Data to process:
___
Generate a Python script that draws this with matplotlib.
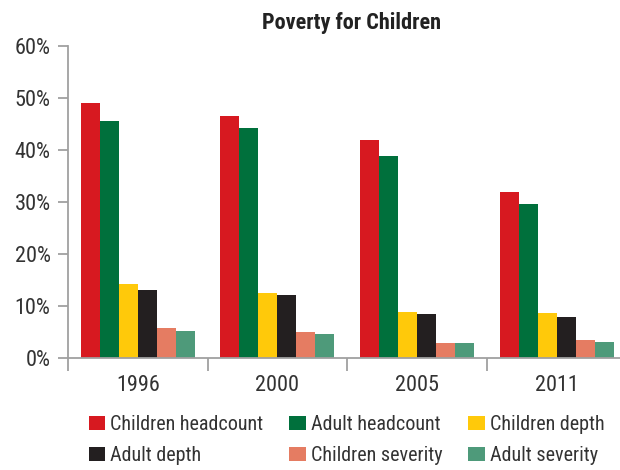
import numpy as np
import matplotlib
matplotlib.use("Agg")
import matplotlib.pyplot as plt
import matplotlib.font_manager as fm
from matplotlib.ticker import PercentFormatter
from matplotlib.patches import Patch

# pick a condensed sans if one is installed
installed = set(f.name for f in fm.fontManager.ttflist)
for name in ["Roboto Condensed", "Liberation Sans Narrow", "Archivo Narrow",
             "PT Sans Narrow", "IBM Plex Sans Condensed", "Sofia Sans Condensed"]:
    if name in installed:
        break
else:
    name = "DejaVu Sans"
plt.rcParams['font.family'] = [name, 'DejaVu Sans']

# Data
years = ["1996", "2000", "2005", "2011"]
series = ["Children headcount", "Adult headcount", "Children depth",
          "Adult depth", "Children severity", "Adult severity"]
children_headcount = [49.0, 46.5, 41.9, 31.9]
adult_headcount = [45.6, 44.2, 38.8, 29.6]
children_depth = [14.2, 12.5, 8.8, 8.7]
adult_depth = [13.1, 12.1, 8.5, 7.9]
children_severity = [5.8, 5.0, 2.9, 3.5]
adult_severity = [5.2, 4.6, 2.9, 3.1]
colors = ["#d71920", "#00703c", "#ffc90a", "#231f20", "#e57c62", "#4e9a7a"]

values = [children_headcount, adult_headcount, children_depth,
          adult_depth, children_severity, adult_severity]

fig = plt.figure(figsize=(6.2, 4.7), dpi=100)
ax = fig.add_axes([68 / 620, 112 / 470, 558.5 / 620, 312 / 470])

x = np.arange(len(years))
w = 0.136
for i, (vals, col) in enumerate(zip(values, colors)):
    ax.bar(x + (i - 2.5) * w, vals, width=w, color=col, linewidth=0)

gray = "#a0a0a0"
txt = "#333333"
ax.set_ylim(0, 60)
ax.set_xlim(-0.5, 3.5)
ax.set_yticks(range(0, 61, 10))
ax.yaxis.set_major_formatter(PercentFormatter(decimals=0))
ax.set_xticks(x)
ax.set_xticklabels(years)
ax.set_xticks(np.arange(-0.5, 4, 1), minor=True)
ax.tick_params(axis="x", which="major", length=0, pad=12, labelsize=16, labelcolor=txt)
ax.tick_params(axis="x", which="minor", length=9, width=1.3, color=gray, direction="out")
ax.tick_params(axis="y", length=7, width=1.3, color=gray, labelsize=16, labelcolor=txt, pad=5.5)
for s in ["top", "right"]:
    ax.spines[s].set_visible(False)
for s in ["left", "bottom"]:
    ax.spines[s].set_color(gray)
    ax.spines[s].set_linewidth(1.3)

fig.text(351 / 620, 1 - 29.5 / 470, "Poverty for Children", ha="center", va="baseline",
         fontsize=16, fontweight="bold", color="#222222")

handles = [Patch(facecolor=c, label=s) for c, s in zip(colors, series)]
order = [0, 3, 1, 4, 2, 5]
leg = fig.legend([handles[i] for i in order], [series[i] for i in order],
                 ncol=3, loc="upper left", bbox_to_anchor=(89 / 620, 1 - 415 / 470),
                 frameon=False, fontsize=14.5, handlelength=0.8, handleheight=0.75,
                 handletextpad=0.25, columnspacing=1.3, labelspacing=0.6,
                 borderpad=0, borderaxespad=0)
for t in leg.get_texts():
    t.set_color(txt)

fig.savefig("out.png", dpi=100)
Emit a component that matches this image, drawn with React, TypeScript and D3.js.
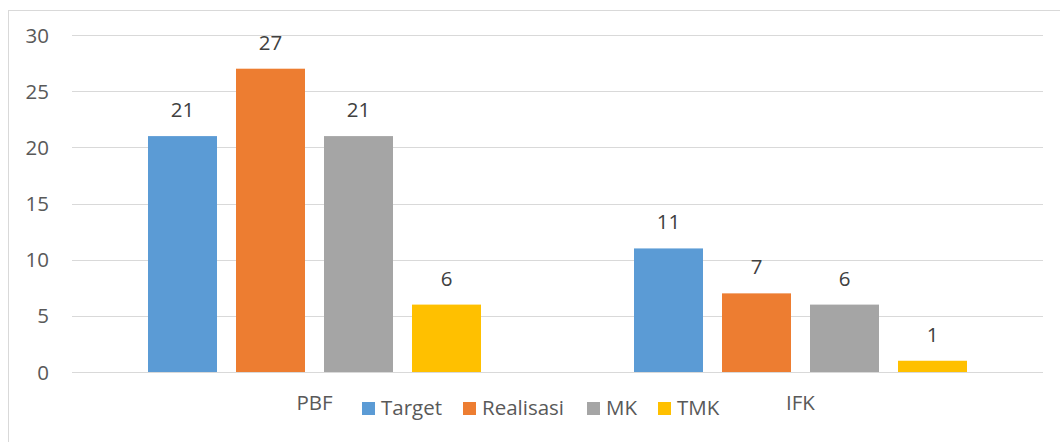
import React from "react";
import * as d3 from "d3";

const categories = ["PBF", "IFK"];
const seriesNames = ["Target", "Realisasi", "MK", "TMK"];
const seriesColors = ["#5b9bd5", "#ed7d31", "#a5a5a5", "#ffc000"];
const targetValues = [21, 11];
const realisasiValues = [27, 7];
const mkValues = [21, 6];
const tmkValues = [6, 1];
const yTicks = [0, 5, 10, 15, 20, 25, 30];

const seriesValues = [targetValues, realisasiValues, mkValues, tmkValues];

const W = 1060;
const H = 442;
const FONT = "'Open Sans', Lato, sans-serif";
const FS = 20.5;

export default function App() {
  const x0 = d3.scaleBand<string>().domain(categories).range([71.5, 1043.5]).paddingInner(0).paddingOuter(0);
  const y = d3.scaleLinear().domain([0, 30]).range([372, 35]);
  const groupW = 69 * 4 + 19 * 3;
  const x1 = d3
    .scaleBand<string>()
    .domain(seriesNames)
    .range([0, groupW])
    .paddingInner(19 / 88)
    .paddingOuter(0);

  const legendX = [362, 463, 587, 658];

  return (
    <svg width={W} height={H} style={{ position: "absolute", left: 0, top: 0, background: "#fff" }} fontFamily={FONT}>
      <rect x={8.5} y={10.5} width={1070} height={460} fill="#fff" stroke="#d9d9d9" strokeWidth={1} />
      {yTicks.map((t) => (
        <g key={t}>
          <line x1={72} x2={1043} y1={Math.round(y(t)) + 0.5} y2={Math.round(y(t)) + 0.5} stroke="#d9d9d9" strokeWidth={1} />
          <text x={49} y={y(t) + 7.5} textAnchor="end" fontSize={FS} fill="#595959">
            {t}
          </text>
        </g>
      ))}
      {categories.map((c, ci) => {
        const gx = (x0(c) as number) + x0.bandwidth() / 2 - groupW / 2;
        return (
          <g key={c}>
            {seriesNames.map((s, si) => {
              const v = seriesValues[si][ci];
              const bx = gx + (x1(s) as number);
              const bw = x1.bandwidth();
              return (
                <g key={s}>
                  <rect x={bx} y={y(v)} width={bw} height={y(0) - y(v)} fill={seriesColors[si]} />
                  <text x={bx + bw / 2} y={y(v) - 19} textAnchor="middle" fontSize={FS} fill="#404040">
                    {v}
                  </text>
                </g>
              );
            })}
            <text x={(x0(c) as number) + x0.bandwidth() / 2} y={410} textAnchor="middle" fontSize={FS} fill="#595959">
              {c}
            </text>
          </g>
        );
      })}
      {seriesNames.map((s, si) => (
        <g key={s}>
          <rect x={legendX[si]} y={402} width={13} height={13} fill={seriesColors[si]} />
          <text x={legendX[si] + 19} y={415} fontSize={FS} fill="#595959">
            {s}
          </text>
        </g>
      ))}
    </svg>
  );
}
___
Stated goal: Drop the images and repeat the data exactly.

Result of the exercise:
Generate a Python script that draws this with matplotlib.
import numpy as np
import matplotlib
matplotlib.use("Agg")
import matplotlib.pyplot as plt
import matplotlib.font_manager as fm
from matplotlib.ticker import PercentFormatter
from matplotlib.patches import Patch

# pick a condensed sans if one is installed
installed = set(f.name for f in fm.fontManager.ttflist)
for name in ["Roboto Condensed", "Liberation Sans Narrow", "Archivo Narrow",
             "PT Sans Narrow", "IBM Plex Sans Condensed", "Sofia Sans Condensed"]:
    if name in installed:
        break
else:
    name = "DejaVu Sans"
plt.rcParams['font.family'] = [name, 'DejaVu Sans']

# Data
years = ["1996", "2000", "2005", "2011"]
series = ["Children headcount", "Adult headcount", "Children depth",
          "Adult depth", "Children severity", "Adult severity"]
children_headcount = [49.0, 46.5, 41.9, 31.9]
adult_headcount = [45.6, 44.2, 38.8, 29.6]
children_depth = [14.2, 12.5, 8.8, 8.7]
adult_depth = [13.1, 12.1, 8.5, 7.9]
children_severity = [5.8, 5.0, 2.9, 3.5]
adult_severity = [5.2, 4.6, 2.9, 3.1]
colors = ["#d71920", "#00703c", "#ffc90a", "#231f20", "#e57c62", "#4e9a7a"]

values = [children_headcount, adult_headcount, children_depth,
          adult_depth, children_severity, adult_severity]

fig = plt.figure(figsize=(6.2, 4.7), dpi=100)
ax = fig.add_axes([68 / 620, 112 / 470, 558.5 / 620, 312 / 470])

x = np.arange(len(years))
w = 0.136
for i, (vals, col) in enumerate(zip(values, colors)):
    ax.bar(x + (i - 2.5) * w, vals, width=w, color=col, linewidth=0)

gray = "#a0a0a0"
txt = "#333333"
ax.set_ylim(0, 60)
ax.set_xlim(-0.5, 3.5)
ax.set_yticks(range(0, 61, 10))
ax.yaxis.set_major_formatter(PercentFormatter(decimals=0))
ax.set_xticks(x)
ax.set_xticklabels(years)
ax.set_xticks(np.arange(-0.5, 4, 1), minor=True)
ax.tick_params(axis="x", which="major", length=0, pad=12, labelsize=16, labelcolor=txt)
ax.tick_params(axis="x", which="minor", length=9, width=1.3, color=gray, direction="out")
ax.tick_params(axis="y", length=7, width=1.3, color=gray, labelsize=16, labelcolor=txt, pad=5.5)
for s in ["top", "right"]:
    ax.spines[s].set_visible(False)
for s in ["left", "bottom"]:
    ax.spines[s].set_color(gray)
    ax.spines[s].set_linewidth(1.3)

fig.text(351 / 620, 1 - 29.5 / 470, "Poverty for Children", ha="center", va="baseline",
         fontsize=16, fontweight="bold", color="#222222")

handles = [Patch(facecolor=c, label=s) for c, s in zip(colors, series)]
order = [0, 3, 1, 4, 2, 5]
leg = fig.legend([handles[i] for i in order], [series[i] for i in order],
                 ncol=3, loc="upper left", bbox_to_anchor=(89 / 620, 1 - 415 / 470),
                 frameon=False, fontsize=14.5, handlelength=0.8, handleheight=0.75,
                 handletextpad=0.25, columnspacing=1.3, labelspacing=0.6,
                 borderpad=0, borderaxespad=0)
for t in leg.get_texts():
    t.set_color(txt)

fig.savefig("out.png", dpi=100)
Emit a component that matches this image, drawn with React, TypeScript and D3.js.
import React from "react";
import * as d3 from "d3";

const categories = ["PBF", "IFK"];
const seriesNames = ["Target", "Realisasi", "MK", "TMK"];
const seriesColors = ["#5b9bd5", "#ed7d31", "#a5a5a5", "#ffc000"];
const targetValues = [21, 11];
const realisasiValues = [27, 7];
const mkValues = [21, 6];
const tmkValues = [6, 1];
const yTicks = [0, 5, 10, 15, 20, 25, 30];

const seriesValues = [targetValues, realisasiValues, mkValues, tmkValues];

const W = 1060;
const H = 442;
const FONT = "'Open Sans', Lato, sans-serif";
const FS = 20.5;

export default function App() {
  const x0 = d3.scaleBand<string>().domain(categories).range([71.5, 1043.5]).paddingInner(0).paddingOuter(0);
  const y = d3.scaleLinear().domain([0, 30]).range([372, 35]);
  const groupW = 69 * 4 + 19 * 3;
  const x1 = d3
    .scaleBand<string>()
    .domain(seriesNames)
    .range([0, groupW])
    .paddingInner(19 / 88)
    .paddingOuter(0);

  const legendX = [362, 463, 587, 658];

  return (
    <svg width={W} height={H} style={{ position: "absolute", left: 0, top: 0, background: "#fff" }} fontFamily={FONT}>
      <rect x={8.5} y={10.5} width={1070} height={460} fill="#fff" stroke="#d9d9d9" strokeWidth={1} />
      {yTicks.map((t) => (
        <g key={t}>
          <line x1={72} x2={1043} y1={Math.round(y(t)) + 0.5} y2={Math.round(y(t)) + 0.5} stroke="#d9d9d9" strokeWidth={1} />
          <text x={49} y={y(t) + 7.5} textAnchor="end" fontSize={FS} fill="#595959">
            {t}
          </text>
        </g>
      ))}
      {categories.map((c, ci) => {
        const gx = (x0(c) as number) + x0.bandwidth() / 2 - groupW / 2;
        return (
          <g key={c}>
            {seriesNames.map((s, si) => {
              const v = seriesValues[si][ci];
              const bx = gx + (x1(s) as number);
              const bw = x1.bandwidth();
              return (
                <g key={s}>
                  <rect x={bx} y={y(v)} width={bw} height={y(0) - y(v)} fill={seriesColors[si]} />
                  <text x={bx + bw / 2} y={y(v) - 19} textAnchor="middle" fontSize={FS} fill="#404040">
                    {v}
                  </text>
                </g>
              );
            })}
            <text x={(x0(c) as number) + x0.bandwidth() / 2} y={410} textAnchor="middle" fontSize={FS} fill="#595959">
              {c}
            </text>
          </g>
        );
      })}
      {seriesNames.map((s, si) => (
        <g key={s}>
          <rect x={legendX[si]} y={402} width={13} height={13} fill={seriesColors[si]} />
          <text x={legendX[si] + 19} y={415} fontSize={FS} fill="#595959">
            {s}
          </text>
        </g>
      ))}
    </svg>
  );
}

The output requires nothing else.